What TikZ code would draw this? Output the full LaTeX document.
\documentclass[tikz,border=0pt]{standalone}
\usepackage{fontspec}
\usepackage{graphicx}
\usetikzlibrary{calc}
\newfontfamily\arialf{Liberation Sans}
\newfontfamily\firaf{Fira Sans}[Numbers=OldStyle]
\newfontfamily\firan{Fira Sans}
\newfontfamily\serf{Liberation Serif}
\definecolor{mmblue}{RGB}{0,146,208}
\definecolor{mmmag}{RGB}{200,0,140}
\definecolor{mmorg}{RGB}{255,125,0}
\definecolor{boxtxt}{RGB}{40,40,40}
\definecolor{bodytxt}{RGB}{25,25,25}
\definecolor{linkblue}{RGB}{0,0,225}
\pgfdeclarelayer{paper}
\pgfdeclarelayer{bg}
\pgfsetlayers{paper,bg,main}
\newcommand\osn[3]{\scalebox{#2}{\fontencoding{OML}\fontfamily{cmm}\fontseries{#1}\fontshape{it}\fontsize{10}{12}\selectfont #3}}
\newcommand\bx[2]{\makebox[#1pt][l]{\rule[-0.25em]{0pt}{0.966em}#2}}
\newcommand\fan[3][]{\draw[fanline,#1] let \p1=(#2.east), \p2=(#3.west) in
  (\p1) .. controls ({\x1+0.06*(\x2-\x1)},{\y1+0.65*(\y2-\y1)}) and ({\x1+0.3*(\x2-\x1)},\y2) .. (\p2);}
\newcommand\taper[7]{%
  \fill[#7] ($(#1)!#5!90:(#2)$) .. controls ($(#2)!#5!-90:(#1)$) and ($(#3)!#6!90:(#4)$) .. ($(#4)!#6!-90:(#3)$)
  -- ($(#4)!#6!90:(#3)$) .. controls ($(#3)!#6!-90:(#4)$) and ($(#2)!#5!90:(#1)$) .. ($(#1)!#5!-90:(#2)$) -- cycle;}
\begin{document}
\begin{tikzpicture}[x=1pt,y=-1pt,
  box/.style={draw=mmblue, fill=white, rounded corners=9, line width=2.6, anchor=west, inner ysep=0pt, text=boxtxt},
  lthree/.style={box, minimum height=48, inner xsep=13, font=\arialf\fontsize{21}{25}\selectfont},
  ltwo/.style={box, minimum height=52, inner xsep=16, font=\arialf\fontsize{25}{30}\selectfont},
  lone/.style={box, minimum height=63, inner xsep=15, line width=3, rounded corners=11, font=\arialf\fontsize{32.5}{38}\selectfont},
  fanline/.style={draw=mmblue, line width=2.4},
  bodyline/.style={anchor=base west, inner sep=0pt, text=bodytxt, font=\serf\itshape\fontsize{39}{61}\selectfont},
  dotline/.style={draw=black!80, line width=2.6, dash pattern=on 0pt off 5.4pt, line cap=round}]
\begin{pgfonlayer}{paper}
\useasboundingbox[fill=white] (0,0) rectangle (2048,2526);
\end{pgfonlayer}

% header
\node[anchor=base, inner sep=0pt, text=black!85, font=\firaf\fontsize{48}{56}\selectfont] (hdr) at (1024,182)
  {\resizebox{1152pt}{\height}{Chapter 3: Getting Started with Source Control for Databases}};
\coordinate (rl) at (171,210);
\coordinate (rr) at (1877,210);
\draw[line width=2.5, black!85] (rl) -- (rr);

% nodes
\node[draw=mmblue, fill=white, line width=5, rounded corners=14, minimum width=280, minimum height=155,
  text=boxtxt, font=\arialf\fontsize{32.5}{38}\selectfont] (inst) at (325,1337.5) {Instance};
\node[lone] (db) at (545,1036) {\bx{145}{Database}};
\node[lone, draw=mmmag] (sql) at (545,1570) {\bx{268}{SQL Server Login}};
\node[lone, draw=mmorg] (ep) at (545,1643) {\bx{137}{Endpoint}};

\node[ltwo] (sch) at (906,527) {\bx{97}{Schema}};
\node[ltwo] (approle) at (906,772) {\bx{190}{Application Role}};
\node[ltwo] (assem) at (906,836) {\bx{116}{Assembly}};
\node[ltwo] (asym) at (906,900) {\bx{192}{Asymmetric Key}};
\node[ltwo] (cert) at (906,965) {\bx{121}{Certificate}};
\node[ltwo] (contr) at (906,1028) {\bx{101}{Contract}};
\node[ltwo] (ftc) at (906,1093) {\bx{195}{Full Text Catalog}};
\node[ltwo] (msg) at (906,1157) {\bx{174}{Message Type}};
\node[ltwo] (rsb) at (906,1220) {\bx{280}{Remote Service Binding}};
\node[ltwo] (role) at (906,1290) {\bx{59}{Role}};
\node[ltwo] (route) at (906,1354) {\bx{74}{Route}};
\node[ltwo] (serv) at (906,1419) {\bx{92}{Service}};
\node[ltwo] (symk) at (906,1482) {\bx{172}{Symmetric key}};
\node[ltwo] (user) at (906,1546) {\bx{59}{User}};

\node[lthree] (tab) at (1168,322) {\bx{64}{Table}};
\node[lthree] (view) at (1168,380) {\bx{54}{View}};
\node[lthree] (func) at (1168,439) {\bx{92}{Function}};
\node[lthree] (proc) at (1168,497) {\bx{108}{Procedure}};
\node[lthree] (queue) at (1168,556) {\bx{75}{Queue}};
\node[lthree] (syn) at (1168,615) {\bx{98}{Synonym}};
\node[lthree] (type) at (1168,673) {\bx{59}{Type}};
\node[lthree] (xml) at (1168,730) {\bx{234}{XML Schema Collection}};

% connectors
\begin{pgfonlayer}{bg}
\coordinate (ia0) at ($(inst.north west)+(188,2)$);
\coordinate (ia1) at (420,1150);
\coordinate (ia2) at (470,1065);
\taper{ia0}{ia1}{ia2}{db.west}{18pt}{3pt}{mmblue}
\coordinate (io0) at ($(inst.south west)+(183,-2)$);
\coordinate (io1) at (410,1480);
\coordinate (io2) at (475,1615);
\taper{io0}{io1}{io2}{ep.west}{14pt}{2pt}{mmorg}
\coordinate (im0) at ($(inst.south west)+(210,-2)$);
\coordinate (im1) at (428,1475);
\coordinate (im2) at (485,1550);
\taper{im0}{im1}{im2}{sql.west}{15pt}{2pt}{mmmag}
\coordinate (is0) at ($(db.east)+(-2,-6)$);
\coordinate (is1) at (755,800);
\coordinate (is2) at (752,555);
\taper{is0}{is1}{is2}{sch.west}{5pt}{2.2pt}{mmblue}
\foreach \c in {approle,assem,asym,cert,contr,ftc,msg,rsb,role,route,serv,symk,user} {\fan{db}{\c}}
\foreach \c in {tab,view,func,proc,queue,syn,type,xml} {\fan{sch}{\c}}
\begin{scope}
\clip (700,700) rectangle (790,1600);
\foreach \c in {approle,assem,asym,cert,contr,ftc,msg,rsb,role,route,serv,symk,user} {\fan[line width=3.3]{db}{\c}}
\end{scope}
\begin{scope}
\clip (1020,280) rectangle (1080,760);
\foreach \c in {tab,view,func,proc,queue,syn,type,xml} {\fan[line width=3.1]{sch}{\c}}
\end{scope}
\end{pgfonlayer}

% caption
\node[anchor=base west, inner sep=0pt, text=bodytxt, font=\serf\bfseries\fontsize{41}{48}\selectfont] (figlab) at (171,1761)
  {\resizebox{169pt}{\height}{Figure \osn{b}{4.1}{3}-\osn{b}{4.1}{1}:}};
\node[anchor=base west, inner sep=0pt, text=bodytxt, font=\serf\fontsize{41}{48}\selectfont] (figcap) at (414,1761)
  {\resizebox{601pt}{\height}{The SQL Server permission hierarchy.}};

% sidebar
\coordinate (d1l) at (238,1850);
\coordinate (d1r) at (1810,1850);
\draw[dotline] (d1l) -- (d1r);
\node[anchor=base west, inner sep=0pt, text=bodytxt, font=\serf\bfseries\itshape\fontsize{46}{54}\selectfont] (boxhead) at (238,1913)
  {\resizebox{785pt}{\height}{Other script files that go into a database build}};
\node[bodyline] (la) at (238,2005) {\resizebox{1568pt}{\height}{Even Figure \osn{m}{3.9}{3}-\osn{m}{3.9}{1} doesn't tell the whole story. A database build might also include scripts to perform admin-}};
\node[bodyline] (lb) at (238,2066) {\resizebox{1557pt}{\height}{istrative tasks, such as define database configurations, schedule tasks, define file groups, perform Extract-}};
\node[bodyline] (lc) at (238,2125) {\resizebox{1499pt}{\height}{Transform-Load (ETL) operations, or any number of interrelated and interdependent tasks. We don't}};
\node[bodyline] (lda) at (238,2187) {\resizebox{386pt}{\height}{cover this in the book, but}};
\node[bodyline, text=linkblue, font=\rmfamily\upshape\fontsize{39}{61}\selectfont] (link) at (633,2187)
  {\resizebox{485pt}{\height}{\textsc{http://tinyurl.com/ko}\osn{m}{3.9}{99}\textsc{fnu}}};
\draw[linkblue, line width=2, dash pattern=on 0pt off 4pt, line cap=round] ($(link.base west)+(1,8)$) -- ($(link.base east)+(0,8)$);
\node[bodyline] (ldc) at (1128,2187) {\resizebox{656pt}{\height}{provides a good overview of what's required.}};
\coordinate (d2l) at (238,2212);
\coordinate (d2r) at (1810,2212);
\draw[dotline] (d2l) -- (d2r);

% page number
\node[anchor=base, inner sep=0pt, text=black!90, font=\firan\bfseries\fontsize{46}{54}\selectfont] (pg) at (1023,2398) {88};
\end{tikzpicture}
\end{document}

#### [Short task]
Extract from the data every line where "this" shows up.

#### [Output below]
What TikZ code would draw this? Output the full LaTeX document.
\node[bodyline] (lda) at (238,2187) {\resizebox{386pt}{\height}{cover this in the book, but}};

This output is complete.